- _Exercise details_
Leave out the pictures and repeat every record exactly.
━━━ Raw records ━━━
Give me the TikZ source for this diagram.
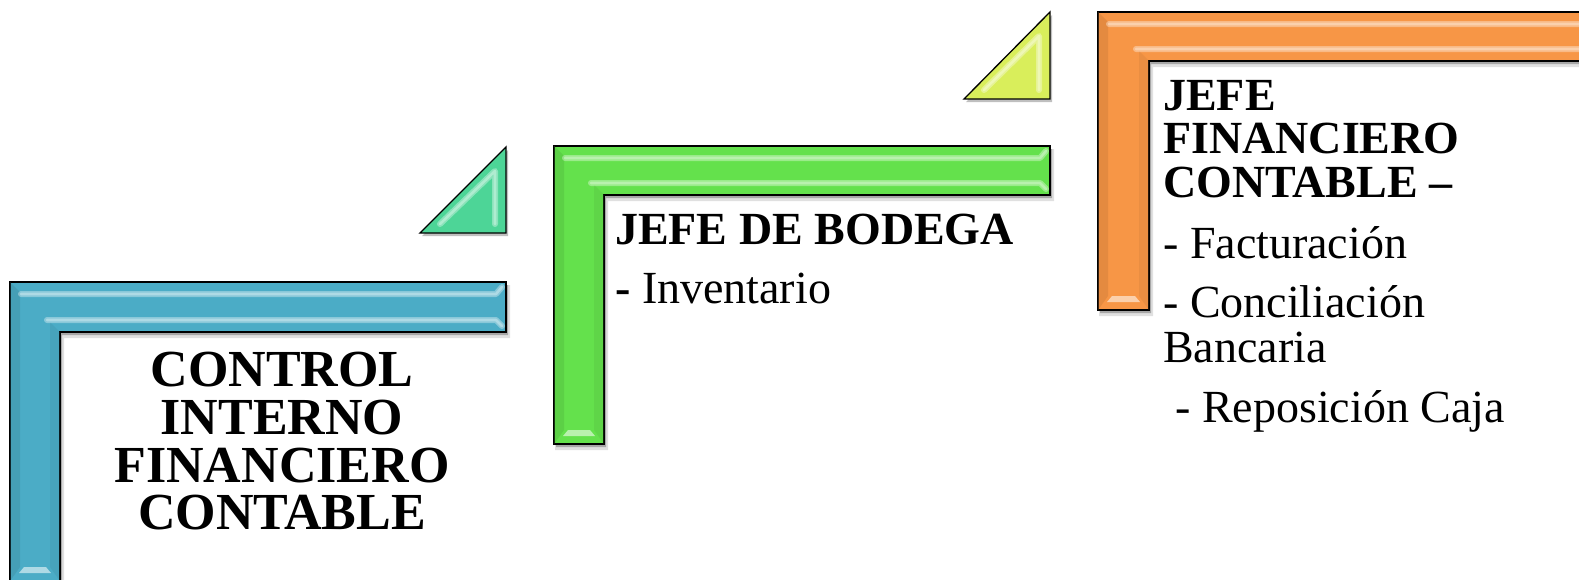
\documentclass[tikz,border=0pt]{standalone}
\usepackage{fontspec}
\setmainfont{Liberation Serif}
\definecolor{blueL}{HTML}{4BACC6}
\definecolor{greenL}{HTML}{64E14C}
\definecolor{orangeL}{HTML}{F79646}
\definecolor{tealT}{HTML}{4DD597}
\definecolor{yellowT}{HTML}{D9EE5B}
\tikzset{
  glow/.style={white,opacity=0.35,line width=6pt,line cap=round,line join=round},
  core/.style={line width=2.6pt,line cap=round,line join=round},
  hd/.style={font=\fontsize{46}{46}\selectfont\bfseries, inner sep=0pt, anchor=base west},
  bd/.style={font=\fontsize{46}{46}\selectfont, inner sep=0pt, anchor=base west},
  big/.style={font=\fontsize{52}{52}\selectfont\bfseries, inner sep=0pt, anchor=base},
}
% #1 left, #2 top, #3 right, #4 bar bottom, #5 inner x, #6 bottom, #7 colour
\newcommand{\bevelL}[7]{%
  \fill[black,opacity=0.12] ({#1+1},{#2+3}) -- ({#3+4},{#2+3}) -- ({#3+4},{#4+6}) -- ({#5+4},{#4+6}) -- ({#5+4},{#6+6}) -- ({#1+1},{#6+6}) -- cycle;
  \fill[black,opacity=0.25] ({#1+2},{#2+3}) -- ({#3+2},{#2+3}) -- ({#3+2},{#4+3}) -- ({#5+2},{#4+3}) -- ({#5+2},{#6+3}) -- ({#1+2},{#6+3}) -- cycle;
  \filldraw[fill=#7,draw=black,line width=1.3pt] (#1,#2) -- (#3,#2) -- (#3,#4) -- (#5,#4) -- (#5,#6) -- (#1,#6) -- cycle;
  \fill[#7!75!black,opacity=0.3] (#1,#2) -- ({#1+10},{#2+10}) -- ({#1+10},{#6-14}) -- (#1,#6) -- cycle;
  \fill[#7!75!black,opacity=0.2] ({#5-10},{#4-10}) -- (#5,#4) -- (#5,#6) -- ({#5-10},{#6-14}) -- cycle;
  \draw[glow] ({#1+11},{#2+12}) -- ({#3-10},{#2+12}) -- ({#3-4},{#2+5});
  \draw[core,white!55!#7] ({#1+11},{#2+12}) -- ({#3-10},{#2+12}) -- ({#3-4},{#2+5});
  \draw[glow] ({#5-13},{#4-12}) -- ({#3-10},{#4-12}) -- ({#3-4},{#4-6});
  \draw[core,white!55!#7] ({#5-13},{#4-12}) -- ({#3-10},{#4-12}) -- ({#3-4},{#4-6});
  \fill[white!55!#7] ({#1+14},{#6-14}) -- ({#5-14},{#6-14}) -- ({#5-9},{#6-8}) -- ({#1+9},{#6-8}) -- cycle;
}
% #1 bottom-left x, #2 top y, #3 right x, #4 bottom y, #5 colour
\newcommand{\bevelT}[5]{%
  \fill[black,opacity=0.25] ({#1+2},{#4+3}) -- ({#3+2},{#2+3}) -- ({#3+2},{#4+3}) -- cycle;
  \filldraw[fill=#5,draw=black,line width=1.3pt] (#1,#4) -- (#3,#2) -- (#3,#4) -- cycle;
  \draw[glow] ({#1+20},{#4-9}) -- ({#3-11},{#2+24}) -- ({#3-11},{#4-9});
  \draw[core,white!55!#5] ({#1+20},{#4-9}) -- ({#3-11},{#2+24}) -- ({#3-11},{#4-9});
}
\begin{document}
\begin{tikzpicture}[x=1pt,y=-1pt]
\useasboundingbox (0,0) rectangle (1579,579);
\fill[white] (0,0) rectangle (1579,579);
\begin{scope}
\clip (0,0) rectangle (1579,579);
\bevelL{10}{282}{506}{332}{60}{581}{blueL}
\bevelT{420}{147}{506}{233}{tealT}
\bevelL{554}{146}{1050}{195}{604}{444}{greenL}
\bevelT{964}{12}{1050}{99}{yellowT}
\bevelL{1098}{12}{1600}{61}{1149}{310}{orangeL}
\end{scope}

\node[big] (c1) at (282,386) {CONTROL};
\node[big] (c2) at (282,434) {INTERNO};
\node[big] (c3) at (282,482) {FINANCIERO};
\node[big] (c4) at (282,529) {CONTABLE};

\node[hd] (g1) at (615,244) {JEFE DE BODEGA};
\node[bd] (g2) at (615,303) {\textbf{-} Inventario};

\node[hd] (o1) at (1163,110) {JEFE};
\node[hd] (o2) at (1163,153) {FINANCIERO};
\node[hd] (o3) at (1163,197) {CONTABLE –};
\node[bd] (o4) at (1163,258) {- Facturación};
\node[bd] (o5) at (1163,317) {- Conciliación};
\node[bd] (o6) at (1163,362) {Bancaria};
\node[bd] (o7) at (1175,422) {- Reposición Caja};
\end{tikzpicture}
\end{document}
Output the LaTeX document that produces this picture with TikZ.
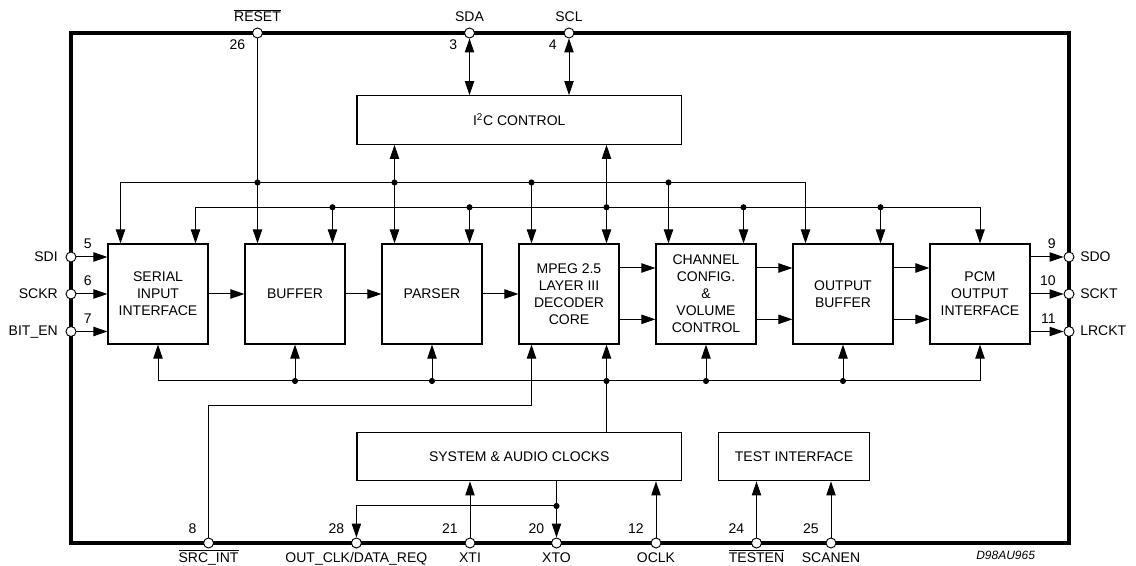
━━━
- _Exercise response_
Give me the TikZ source for this diagram.
\documentclass[tikz,border=0pt]{standalone}
\usepackage{fontspec}
\setmainfont{Liberation Serif}
\definecolor{blueL}{HTML}{4BACC6}
\definecolor{greenL}{HTML}{64E14C}
\definecolor{orangeL}{HTML}{F79646}
\definecolor{tealT}{HTML}{4DD597}
\definecolor{yellowT}{HTML}{D9EE5B}
\tikzset{
  glow/.style={white,opacity=0.35,line width=6pt,line cap=round,line join=round},
  core/.style={line width=2.6pt,line cap=round,line join=round},
  hd/.style={font=\fontsize{46}{46}\selectfont\bfseries, inner sep=0pt, anchor=base west},
  bd/.style={font=\fontsize{46}{46}\selectfont, inner sep=0pt, anchor=base west},
  big/.style={font=\fontsize{52}{52}\selectfont\bfseries, inner sep=0pt, anchor=base},
}
% #1 left, #2 top, #3 right, #4 bar bottom, #5 inner x, #6 bottom, #7 colour
\newcommand{\bevelL}[7]{%
  \fill[black,opacity=0.12] ({#1+1},{#2+3}) -- ({#3+4},{#2+3}) -- ({#3+4},{#4+6}) -- ({#5+4},{#4+6}) -- ({#5+4},{#6+6}) -- ({#1+1},{#6+6}) -- cycle;
  \fill[black,opacity=0.25] ({#1+2},{#2+3}) -- ({#3+2},{#2+3}) -- ({#3+2},{#4+3}) -- ({#5+2},{#4+3}) -- ({#5+2},{#6+3}) -- ({#1+2},{#6+3}) -- cycle;
  \filldraw[fill=#7,draw=black,line width=1.3pt] (#1,#2) -- (#3,#2) -- (#3,#4) -- (#5,#4) -- (#5,#6) -- (#1,#6) -- cycle;
  \fill[#7!75!black,opacity=0.3] (#1,#2) -- ({#1+10},{#2+10}) -- ({#1+10},{#6-14}) -- (#1,#6) -- cycle;
  \fill[#7!75!black,opacity=0.2] ({#5-10},{#4-10}) -- (#5,#4) -- (#5,#6) -- ({#5-10},{#6-14}) -- cycle;
  \draw[glow] ({#1+11},{#2+12}) -- ({#3-10},{#2+12}) -- ({#3-4},{#2+5});
  \draw[core,white!55!#7] ({#1+11},{#2+12}) -- ({#3-10},{#2+12}) -- ({#3-4},{#2+5});
  \draw[glow] ({#5-13},{#4-12}) -- ({#3-10},{#4-12}) -- ({#3-4},{#4-6});
  \draw[core,white!55!#7] ({#5-13},{#4-12}) -- ({#3-10},{#4-12}) -- ({#3-4},{#4-6});
  \fill[white!55!#7] ({#1+14},{#6-14}) -- ({#5-14},{#6-14}) -- ({#5-9},{#6-8}) -- ({#1+9},{#6-8}) -- cycle;
}
% #1 bottom-left x, #2 top y, #3 right x, #4 bottom y, #5 colour
\newcommand{\bevelT}[5]{%
  \fill[black,opacity=0.25] ({#1+2},{#4+3}) -- ({#3+2},{#2+3}) -- ({#3+2},{#4+3}) -- cycle;
  \filldraw[fill=#5,draw=black,line width=1.3pt] (#1,#4) -- (#3,#2) -- (#3,#4) -- cycle;
  \draw[glow] ({#1+20},{#4-9}) -- ({#3-11},{#2+24}) -- ({#3-11},{#4-9});
  \draw[core,white!55!#5] ({#1+20},{#4-9}) -- ({#3-11},{#2+24}) -- ({#3-11},{#4-9});
}
\begin{document}
\begin{tikzpicture}[x=1pt,y=-1pt]
\useasboundingbox (0,0) rectangle (1579,579);
\fill[white] (0,0) rectangle (1579,579);
\begin{scope}
\clip (0,0) rectangle (1579,579);
\bevelL{10}{282}{506}{332}{60}{581}{blueL}
\bevelT{420}{147}{506}{233}{tealT}
\bevelL{554}{146}{1050}{195}{604}{444}{greenL}
\bevelT{964}{12}{1050}{99}{yellowT}
\bevelL{1098}{12}{1600}{61}{1149}{310}{orangeL}
\end{scope}

\node[big] (c1) at (282,386) {CONTROL};
\node[big] (c2) at (282,434) {INTERNO};
\node[big] (c3) at (282,482) {FINANCIERO};
\node[big] (c4) at (282,529) {CONTABLE};

\node[hd] (g1) at (615,244) {JEFE DE BODEGA};
\node[bd] (g2) at (615,303) {\textbf{-} Inventario};

\node[hd] (o1) at (1163,110) {JEFE};
\node[hd] (o2) at (1163,153) {FINANCIERO};
\node[hd] (o3) at (1163,197) {CONTABLE –};
\node[bd] (o4) at (1163,258) {- Facturación};
\node[bd] (o5) at (1163,317) {- Conciliación};
\node[bd] (o6) at (1163,362) {Bancaria};
\node[bd] (o7) at (1175,422) {- Reposición Caja};
\end{tikzpicture}
\end{document}
Output the LaTeX document that produces this picture with TikZ.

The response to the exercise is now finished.